━━━━━ Supplied data ━━━━━
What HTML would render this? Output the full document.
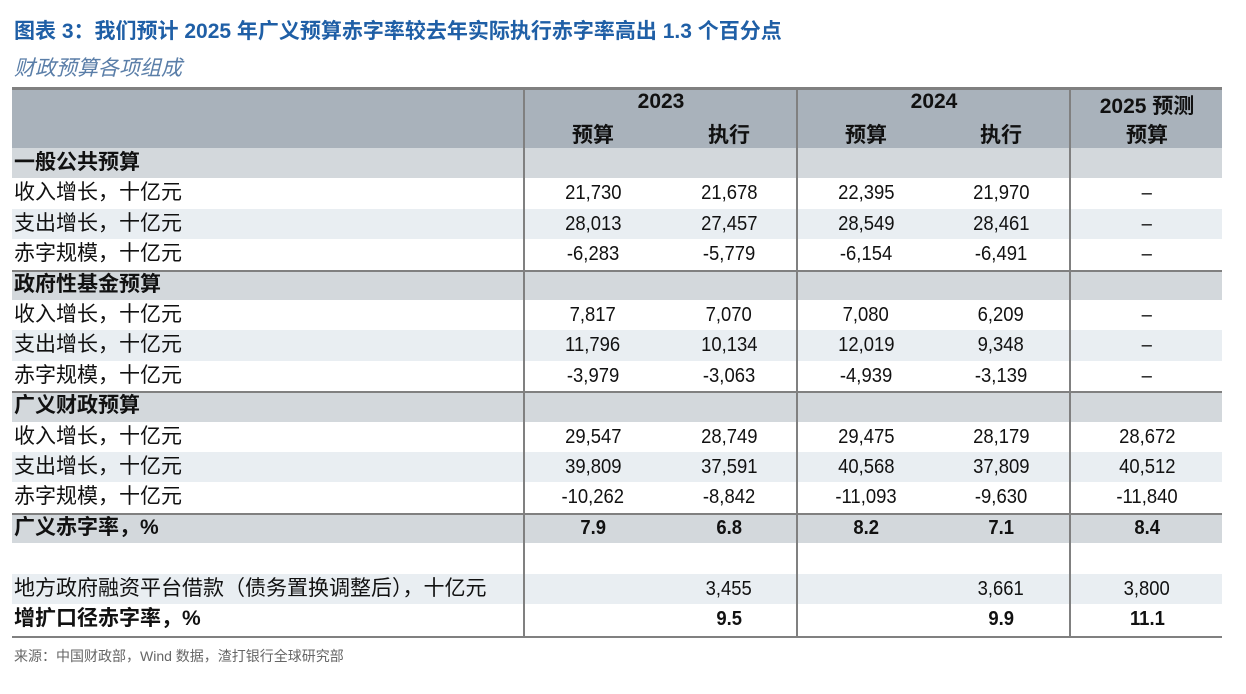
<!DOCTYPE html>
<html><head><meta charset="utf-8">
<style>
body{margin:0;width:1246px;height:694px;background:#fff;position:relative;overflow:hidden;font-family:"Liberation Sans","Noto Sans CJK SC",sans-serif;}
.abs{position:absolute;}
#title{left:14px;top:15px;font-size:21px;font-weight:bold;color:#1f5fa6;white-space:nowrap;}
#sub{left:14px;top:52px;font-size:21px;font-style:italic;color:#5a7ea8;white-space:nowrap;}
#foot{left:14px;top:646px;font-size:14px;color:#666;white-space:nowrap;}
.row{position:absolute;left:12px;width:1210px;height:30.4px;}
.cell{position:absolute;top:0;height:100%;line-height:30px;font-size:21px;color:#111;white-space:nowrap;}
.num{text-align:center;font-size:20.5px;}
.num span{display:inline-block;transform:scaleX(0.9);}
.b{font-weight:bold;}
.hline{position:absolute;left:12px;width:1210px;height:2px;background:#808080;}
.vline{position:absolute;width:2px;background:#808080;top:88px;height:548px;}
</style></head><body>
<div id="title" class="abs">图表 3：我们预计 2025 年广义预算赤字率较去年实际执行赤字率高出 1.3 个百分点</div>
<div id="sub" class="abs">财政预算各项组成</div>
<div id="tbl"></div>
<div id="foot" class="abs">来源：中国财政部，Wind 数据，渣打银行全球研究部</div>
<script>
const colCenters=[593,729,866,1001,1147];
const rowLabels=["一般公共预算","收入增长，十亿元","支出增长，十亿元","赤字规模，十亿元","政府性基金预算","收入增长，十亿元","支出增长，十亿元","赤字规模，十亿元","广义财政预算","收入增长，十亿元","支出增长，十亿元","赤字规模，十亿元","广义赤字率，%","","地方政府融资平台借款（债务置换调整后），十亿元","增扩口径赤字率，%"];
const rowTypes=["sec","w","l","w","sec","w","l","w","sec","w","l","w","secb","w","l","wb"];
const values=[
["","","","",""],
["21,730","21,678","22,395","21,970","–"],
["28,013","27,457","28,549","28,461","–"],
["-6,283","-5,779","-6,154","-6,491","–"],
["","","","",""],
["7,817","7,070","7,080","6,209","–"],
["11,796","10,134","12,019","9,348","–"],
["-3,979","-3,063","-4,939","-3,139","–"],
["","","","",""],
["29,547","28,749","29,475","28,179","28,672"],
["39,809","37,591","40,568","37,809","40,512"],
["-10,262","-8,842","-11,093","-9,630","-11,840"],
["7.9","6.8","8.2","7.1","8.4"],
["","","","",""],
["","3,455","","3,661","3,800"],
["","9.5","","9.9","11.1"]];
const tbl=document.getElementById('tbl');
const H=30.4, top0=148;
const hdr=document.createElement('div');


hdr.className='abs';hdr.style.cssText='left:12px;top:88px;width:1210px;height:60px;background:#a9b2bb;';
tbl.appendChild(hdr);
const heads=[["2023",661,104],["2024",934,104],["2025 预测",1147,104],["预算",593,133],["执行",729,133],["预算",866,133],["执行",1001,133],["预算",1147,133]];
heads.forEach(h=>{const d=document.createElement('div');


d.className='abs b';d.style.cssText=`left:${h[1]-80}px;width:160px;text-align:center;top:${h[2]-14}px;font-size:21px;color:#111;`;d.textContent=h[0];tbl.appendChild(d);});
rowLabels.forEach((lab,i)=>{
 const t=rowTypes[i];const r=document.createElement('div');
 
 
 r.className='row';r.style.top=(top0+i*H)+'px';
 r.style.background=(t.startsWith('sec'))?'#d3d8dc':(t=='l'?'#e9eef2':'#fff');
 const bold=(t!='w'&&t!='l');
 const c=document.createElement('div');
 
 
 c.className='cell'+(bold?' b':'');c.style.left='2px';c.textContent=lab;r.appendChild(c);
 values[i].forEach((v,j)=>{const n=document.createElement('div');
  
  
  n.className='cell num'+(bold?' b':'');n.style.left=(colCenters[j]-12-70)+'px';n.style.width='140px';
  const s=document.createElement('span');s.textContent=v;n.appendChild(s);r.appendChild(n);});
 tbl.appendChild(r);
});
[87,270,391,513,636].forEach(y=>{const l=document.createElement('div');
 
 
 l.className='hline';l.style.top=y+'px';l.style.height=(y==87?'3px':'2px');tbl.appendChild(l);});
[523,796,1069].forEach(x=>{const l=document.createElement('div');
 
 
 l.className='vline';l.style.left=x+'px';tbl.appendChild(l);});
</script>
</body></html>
━━━━━
## Required work
Restate the whole listing above exactly, please, omitting every image.

## The output
What HTML would render this? Output the full document.
<!DOCTYPE html>
<html><head><meta charset="utf-8">
<style>
body{margin:0;width:1246px;height:694px;background:#fff;position:relative;overflow:hidden;font-family:"Liberation Sans","Noto Sans CJK SC",sans-serif;}
.abs{position:absolute;}
#title{left:14px;top:15px;font-size:21px;font-weight:bold;color:#1f5fa6;white-space:nowrap;}
#sub{left:14px;top:52px;font-size:21px;font-style:italic;color:#5a7ea8;white-space:nowrap;}
#foot{left:14px;top:646px;font-size:14px;color:#666;white-space:nowrap;}
.row{position:absolute;left:12px;width:1210px;height:30.4px;}
.cell{position:absolute;top:0;height:100%;line-height:30px;font-size:21px;color:#111;white-space:nowrap;}
.num{text-align:center;font-size:20.5px;}
.num span{display:inline-block;transform:scaleX(0.9);}
.b{font-weight:bold;}
.hline{position:absolute;left:12px;width:1210px;height:2px;background:#808080;}
.vline{position:absolute;width:2px;background:#808080;top:88px;height:548px;}
</style></head><body>
<div id="title" class="abs">图表 3：我们预计 2025 年广义预算赤字率较去年实际执行赤字率高出 1.3 个百分点</div>
<div id="sub" class="abs">财政预算各项组成</div>
<div id="tbl"></div>
<div id="foot" class="abs">来源：中国财政部，Wind 数据，渣打银行全球研究部</div>
<script>
const colCenters=[593,729,866,1001,1147];
const rowLabels=["一般公共预算","收入增长，十亿元","支出增长，十亿元","赤字规模，十亿元","政府性基金预算","收入增长，十亿元","支出增长，十亿元","赤字规模，十亿元","广义财政预算","收入增长，十亿元","支出增长，十亿元","赤字规模，十亿元","广义赤字率，%","","地方政府融资平台借款（债务置换调整后），十亿元","增扩口径赤字率，%"];
const rowTypes=["sec","w","l","w","sec","w","l","w","sec","w","l","w","secb","w","l","wb"];
const values=[
["","","","",""],
["21,730","21,678","22,395","21,970","–"],
["28,013","27,457","28,549","28,461","–"],
["-6,283","-5,779","-6,154","-6,491","–"],
["","","","",""],
["7,817","7,070","7,080","6,209","–"],
["11,796","10,134","12,019","9,348","–"],
["-3,979","-3,063","-4,939","-3,139","–"],
["","","","",""],
["29,547","28,749","29,475","28,179","28,672"],
["39,809","37,591","40,568","37,809","40,512"],
["-10,262","-8,842","-11,093","-9,630","-11,840"],
["7.9","6.8","8.2","7.1","8.4"],
["","","","",""],
["","3,455","","3,661","3,800"],
["","9.5","","9.9","11.1"]];
const tbl=document.getElementById('tbl');
const H=30.4, top0=148;
const hdr=document.createElement('div');


hdr.className='abs';hdr.style.cssText='left:12px;top:88px;width:1210px;height:60px;background:#a9b2bb;';
tbl.appendChild(hdr);
const heads=[["2023",661,104],["2024",934,104],["2025 预测",1147,104],["预算",593,133],["执行",729,133],["预算",866,133],["执行",1001,133],["预算",1147,133]];
heads.forEach(h=>{const d=document.createElement('div');


d.className='abs b';d.style.cssText=`left:${h[1]-80}px;width:160px;text-align:center;top:${h[2]-14}px;font-size:21px;color:#111;`;d.textContent=h[0];tbl.appendChild(d);});
rowLabels.forEach((lab,i)=>{
 const t=rowTypes[i];const r=document.createElement('div');
 
 
 r.className='row';r.style.top=(top0+i*H)+'px';
 r.style.background=(t.startsWith('sec'))?'#d3d8dc':(t=='l'?'#e9eef2':'#fff');
 const bold=(t!='w'&&t!='l');
 const c=document.createElement('div');
 
 
 c.className='cell'+(bold?' b':'');c.style.left='2px';c.textContent=lab;r.appendChild(c);
 values[i].forEach((v,j)=>{const n=document.createElement('div');
  
  
  n.className='cell num'+(bold?' b':'');n.style.left=(colCenters[j]-12-70)+'px';n.style.width='140px';
  const s=document.createElement('span');s.textContent=v;n.appendChild(s);r.appendChild(n);});
 tbl.appendChild(r);
});
[87,270,391,513,636].forEach(y=>{const l=document.createElement('div');
 
 
 l.className='hline';l.style.top=y+'px';l.style.height=(y==87?'3px':'2px');tbl.appendChild(l);});
[523,796,1069].forEach(x=>{const l=document.createElement('div');
 
 
 l.className='vline';l.style.left=x+'px';tbl.appendChild(l);});
</script>
</body></html>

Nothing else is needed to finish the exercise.